# REQUIRED TASK
Print the listing in its entirety and exactly, leaving out images.
┌─ DATA SHOWN
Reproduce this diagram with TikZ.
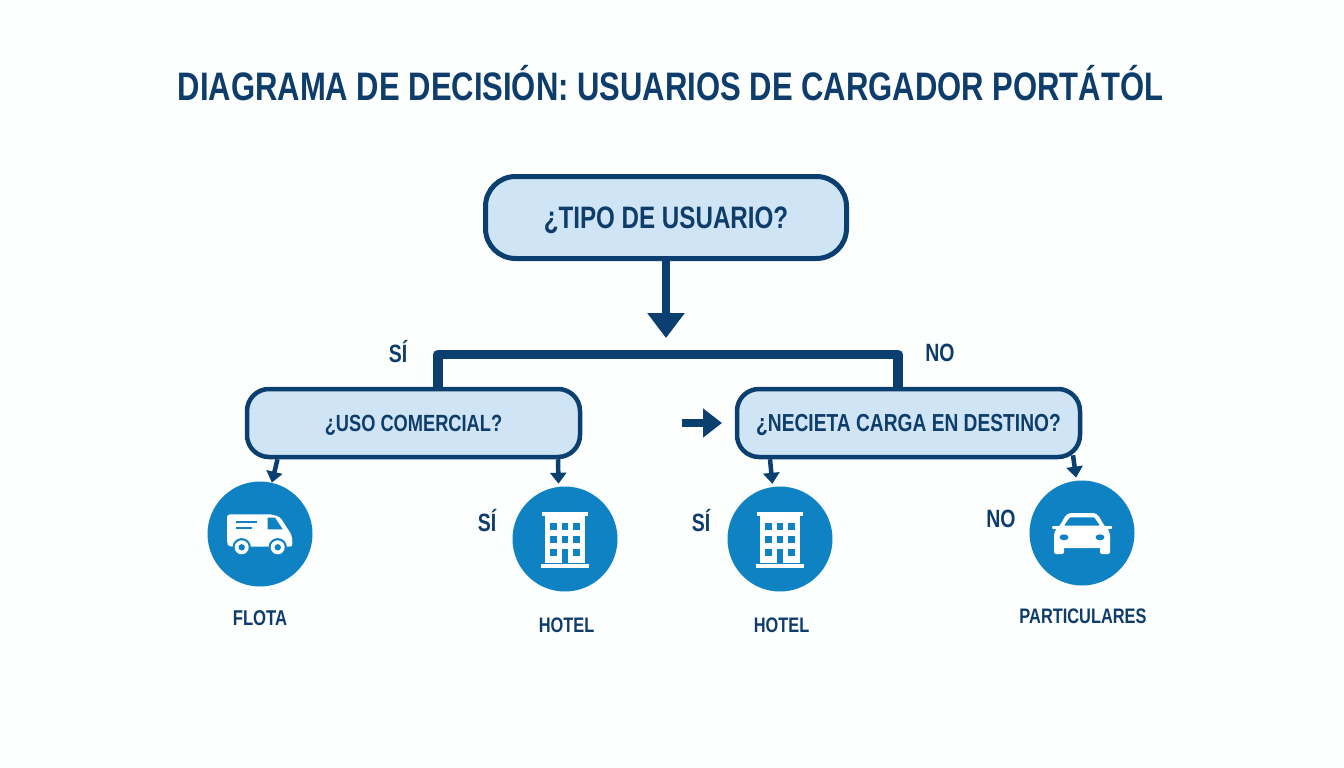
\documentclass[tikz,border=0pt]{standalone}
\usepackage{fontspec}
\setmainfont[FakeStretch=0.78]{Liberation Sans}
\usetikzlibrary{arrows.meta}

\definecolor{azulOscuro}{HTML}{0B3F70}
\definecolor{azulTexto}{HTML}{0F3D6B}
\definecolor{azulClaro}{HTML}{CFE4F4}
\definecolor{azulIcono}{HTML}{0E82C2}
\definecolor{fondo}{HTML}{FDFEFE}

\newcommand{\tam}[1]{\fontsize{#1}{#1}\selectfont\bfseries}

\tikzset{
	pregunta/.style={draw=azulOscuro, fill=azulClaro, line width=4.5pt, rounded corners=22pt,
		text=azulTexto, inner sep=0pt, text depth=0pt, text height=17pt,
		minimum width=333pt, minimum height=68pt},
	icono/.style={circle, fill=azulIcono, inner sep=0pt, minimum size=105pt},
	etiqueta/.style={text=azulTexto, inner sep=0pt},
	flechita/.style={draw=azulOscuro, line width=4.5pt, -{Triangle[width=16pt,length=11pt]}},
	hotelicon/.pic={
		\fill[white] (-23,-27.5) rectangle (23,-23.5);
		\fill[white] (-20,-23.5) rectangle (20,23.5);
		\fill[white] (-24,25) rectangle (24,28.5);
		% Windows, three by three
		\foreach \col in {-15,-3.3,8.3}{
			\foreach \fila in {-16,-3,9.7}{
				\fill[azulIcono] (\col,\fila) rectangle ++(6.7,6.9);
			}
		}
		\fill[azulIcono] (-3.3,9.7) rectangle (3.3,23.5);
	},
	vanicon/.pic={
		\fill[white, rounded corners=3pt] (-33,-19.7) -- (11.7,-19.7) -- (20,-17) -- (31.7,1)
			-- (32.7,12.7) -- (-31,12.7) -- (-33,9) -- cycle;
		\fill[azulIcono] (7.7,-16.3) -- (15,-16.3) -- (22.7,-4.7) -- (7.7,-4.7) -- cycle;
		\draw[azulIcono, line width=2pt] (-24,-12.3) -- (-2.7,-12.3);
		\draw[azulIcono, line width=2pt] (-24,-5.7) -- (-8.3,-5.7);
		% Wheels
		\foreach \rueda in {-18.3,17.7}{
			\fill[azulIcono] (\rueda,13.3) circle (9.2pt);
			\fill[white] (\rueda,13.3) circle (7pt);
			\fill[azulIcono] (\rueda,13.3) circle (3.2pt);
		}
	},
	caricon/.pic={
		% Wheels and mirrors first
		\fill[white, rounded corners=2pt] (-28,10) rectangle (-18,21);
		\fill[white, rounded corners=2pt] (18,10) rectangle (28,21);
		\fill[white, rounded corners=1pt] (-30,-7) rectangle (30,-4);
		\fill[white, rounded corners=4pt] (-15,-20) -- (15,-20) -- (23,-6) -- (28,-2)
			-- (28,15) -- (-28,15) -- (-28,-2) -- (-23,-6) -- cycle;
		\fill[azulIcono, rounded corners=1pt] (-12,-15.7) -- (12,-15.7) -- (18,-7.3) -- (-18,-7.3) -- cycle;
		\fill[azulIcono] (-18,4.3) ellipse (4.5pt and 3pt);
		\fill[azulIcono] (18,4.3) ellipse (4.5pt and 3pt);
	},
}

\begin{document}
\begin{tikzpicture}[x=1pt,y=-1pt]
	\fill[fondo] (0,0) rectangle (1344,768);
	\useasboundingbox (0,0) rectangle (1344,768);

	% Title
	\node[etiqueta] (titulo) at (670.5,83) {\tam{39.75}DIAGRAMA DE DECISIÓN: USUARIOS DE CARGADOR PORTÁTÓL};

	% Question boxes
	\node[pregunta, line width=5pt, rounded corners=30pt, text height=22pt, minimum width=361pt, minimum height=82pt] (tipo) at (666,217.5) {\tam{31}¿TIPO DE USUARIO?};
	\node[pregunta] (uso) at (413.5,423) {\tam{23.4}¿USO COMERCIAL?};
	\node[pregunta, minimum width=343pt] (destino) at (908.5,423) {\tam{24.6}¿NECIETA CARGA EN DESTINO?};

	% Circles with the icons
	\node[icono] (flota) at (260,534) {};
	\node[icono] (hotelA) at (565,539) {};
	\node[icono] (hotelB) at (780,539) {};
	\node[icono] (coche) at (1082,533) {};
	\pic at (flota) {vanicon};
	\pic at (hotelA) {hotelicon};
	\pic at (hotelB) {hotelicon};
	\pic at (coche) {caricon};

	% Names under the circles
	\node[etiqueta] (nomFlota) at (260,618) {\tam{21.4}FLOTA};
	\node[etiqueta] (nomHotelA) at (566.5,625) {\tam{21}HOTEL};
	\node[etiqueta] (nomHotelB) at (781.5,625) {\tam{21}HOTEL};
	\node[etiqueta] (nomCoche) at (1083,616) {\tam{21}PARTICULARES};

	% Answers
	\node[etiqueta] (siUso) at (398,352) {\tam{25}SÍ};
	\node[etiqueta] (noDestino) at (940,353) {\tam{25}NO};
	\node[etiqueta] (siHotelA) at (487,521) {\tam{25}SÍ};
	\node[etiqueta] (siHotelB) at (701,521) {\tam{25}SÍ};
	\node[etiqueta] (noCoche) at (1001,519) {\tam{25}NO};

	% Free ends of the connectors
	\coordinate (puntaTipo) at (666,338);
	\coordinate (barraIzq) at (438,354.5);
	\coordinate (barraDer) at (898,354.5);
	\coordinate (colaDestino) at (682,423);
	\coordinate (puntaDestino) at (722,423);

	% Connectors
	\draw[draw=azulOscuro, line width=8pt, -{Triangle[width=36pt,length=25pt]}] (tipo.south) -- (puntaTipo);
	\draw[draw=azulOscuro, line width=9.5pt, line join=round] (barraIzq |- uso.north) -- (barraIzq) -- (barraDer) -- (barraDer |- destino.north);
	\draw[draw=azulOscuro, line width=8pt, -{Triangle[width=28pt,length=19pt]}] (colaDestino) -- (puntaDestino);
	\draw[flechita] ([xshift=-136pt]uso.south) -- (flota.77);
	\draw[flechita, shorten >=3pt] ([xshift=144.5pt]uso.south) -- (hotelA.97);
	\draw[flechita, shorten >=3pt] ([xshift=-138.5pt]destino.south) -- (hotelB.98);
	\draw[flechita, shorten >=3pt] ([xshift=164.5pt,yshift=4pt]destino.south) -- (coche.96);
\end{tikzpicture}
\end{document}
└─
# SOLUTION BELOW
Reproduce this diagram with TikZ.
\documentclass[tikz,border=0pt]{standalone}
\usepackage{fontspec}
\setmainfont[FakeStretch=0.78]{Liberation Sans}
\usetikzlibrary{arrows.meta}

\definecolor{azulOscuro}{HTML}{0B3F70}
\definecolor{azulTexto}{HTML}{0F3D6B}
\definecolor{azulClaro}{HTML}{CFE4F4}
\definecolor{azulIcono}{HTML}{0E82C2}
\definecolor{fondo}{HTML}{FDFEFE}

\newcommand{\tam}[1]{\fontsize{#1}{#1}\selectfont\bfseries}

\tikzset{
	pregunta/.style={draw=azulOscuro, fill=azulClaro, line width=4.5pt, rounded corners=22pt,
		text=azulTexto, inner sep=0pt, text depth=0pt, text height=17pt,
		minimum width=333pt, minimum height=68pt},
	icono/.style={circle, fill=azulIcono, inner sep=0pt, minimum size=105pt},
	etiqueta/.style={text=azulTexto, inner sep=0pt},
	flechita/.style={draw=azulOscuro, line width=4.5pt, -{Triangle[width=16pt,length=11pt]}},
	hotelicon/.pic={
		\fill[white] (-23,-27.5) rectangle (23,-23.5);
		\fill[white] (-20,-23.5) rectangle (20,23.5);
		\fill[white] (-24,25) rectangle (24,28.5);
		% Windows, three by three
		\foreach \col in {-15,-3.3,8.3}{
			\foreach \fila in {-16,-3,9.7}{
				\fill[azulIcono] (\col,\fila) rectangle ++(6.7,6.9);
			}
		}
		\fill[azulIcono] (-3.3,9.7) rectangle (3.3,23.5);
	},
	vanicon/.pic={
		\fill[white, rounded corners=3pt] (-33,-19.7) -- (11.7,-19.7) -- (20,-17) -- (31.7,1)
			-- (32.7,12.7) -- (-31,12.7) -- (-33,9) -- cycle;
		\fill[azulIcono] (7.7,-16.3) -- (15,-16.3) -- (22.7,-4.7) -- (7.7,-4.7) -- cycle;
		\draw[azulIcono, line width=2pt] (-24,-12.3) -- (-2.7,-12.3);
		\draw[azulIcono, line width=2pt] (-24,-5.7) -- (-8.3,-5.7);
		% Wheels
		\foreach \rueda in {-18.3,17.7}{
			\fill[azulIcono] (\rueda,13.3) circle (9.2pt);
			\fill[white] (\rueda,13.3) circle (7pt);
			\fill[azulIcono] (\rueda,13.3) circle (3.2pt);
		}
	},
	caricon/.pic={
		% Wheels and mirrors first
		\fill[white, rounded corners=2pt] (-28,10) rectangle (-18,21);
		\fill[white, rounded corners=2pt] (18,10) rectangle (28,21);
		\fill[white, rounded corners=1pt] (-30,-7) rectangle (30,-4);
		\fill[white, rounded corners=4pt] (-15,-20) -- (15,-20) -- (23,-6) -- (28,-2)
			-- (28,15) -- (-28,15) -- (-28,-2) -- (-23,-6) -- cycle;
		\fill[azulIcono, rounded corners=1pt] (-12,-15.7) -- (12,-15.7) -- (18,-7.3) -- (-18,-7.3) -- cycle;
		\fill[azulIcono] (-18,4.3) ellipse (4.5pt and 3pt);
		\fill[azulIcono] (18,4.3) ellipse (4.5pt and 3pt);
	},
}

\begin{document}
\begin{tikzpicture}[x=1pt,y=-1pt]
	\fill[fondo] (0,0) rectangle (1344,768);
	\useasboundingbox (0,0) rectangle (1344,768);

	% Title
	\node[etiqueta] (titulo) at (670.5,83) {\tam{39.75}DIAGRAMA DE DECISIÓN: USUARIOS DE CARGADOR PORTÁTÓL};

	% Question boxes
	\node[pregunta, line width=5pt, rounded corners=30pt, text height=22pt, minimum width=361pt, minimum height=82pt] (tipo) at (666,217.5) {\tam{31}¿TIPO DE USUARIO?};
	\node[pregunta] (uso) at (413.5,423) {\tam{23.4}¿USO COMERCIAL?};
	\node[pregunta, minimum width=343pt] (destino) at (908.5,423) {\tam{24.6}¿NECIETA CARGA EN DESTINO?};

	% Circles with the icons
	\node[icono] (flota) at (260,534) {};
	\node[icono] (hotelA) at (565,539) {};
	\node[icono] (hotelB) at (780,539) {};
	\node[icono] (coche) at (1082,533) {};
	\pic at (flota) {vanicon};
	\pic at (hotelA) {hotelicon};
	\pic at (hotelB) {hotelicon};
	\pic at (coche) {caricon};

	% Names under the circles
	\node[etiqueta] (nomFlota) at (260,618) {\tam{21.4}FLOTA};
	\node[etiqueta] (nomHotelA) at (566.5,625) {\tam{21}HOTEL};
	\node[etiqueta] (nomHotelB) at (781.5,625) {\tam{21}HOTEL};
	\node[etiqueta] (nomCoche) at (1083,616) {\tam{21}PARTICULARES};

	% Answers
	\node[etiqueta] (siUso) at (398,352) {\tam{25}SÍ};
	\node[etiqueta] (noDestino) at (940,353) {\tam{25}NO};
	\node[etiqueta] (siHotelA) at (487,521) {\tam{25}SÍ};
	\node[etiqueta] (siHotelB) at (701,521) {\tam{25}SÍ};
	\node[etiqueta] (noCoche) at (1001,519) {\tam{25}NO};

	% Free ends of the connectors
	\coordinate (puntaTipo) at (666,338);
	\coordinate (barraIzq) at (438,354.5);
	\coordinate (barraDer) at (898,354.5);
	\coordinate (colaDestino) at (682,423);
	\coordinate (puntaDestino) at (722,423);

	% Connectors
	\draw[draw=azulOscuro, line width=8pt, -{Triangle[width=36pt,length=25pt]}] (tipo.south) -- (puntaTipo);
	\draw[draw=azulOscuro, line width=9.5pt, line join=round] (barraIzq |- uso.north) -- (barraIzq) -- (barraDer) -- (barraDer |- destino.north);
	\draw[draw=azulOscuro, line width=8pt, -{Triangle[width=28pt,length=19pt]}] (colaDestino) -- (puntaDestino);
	\draw[flechita] ([xshift=-136pt]uso.south) -- (flota.77);
	\draw[flechita, shorten >=3pt] ([xshift=144.5pt]uso.south) -- (hotelA.97);
	\draw[flechita, shorten >=3pt] ([xshift=-138.5pt]destino.south) -- (hotelB.98);
	\draw[flechita, shorten >=3pt] ([xshift=164.5pt,yshift=4pt]destino.south) -- (coche.96);
\end{tikzpicture}
\end{document}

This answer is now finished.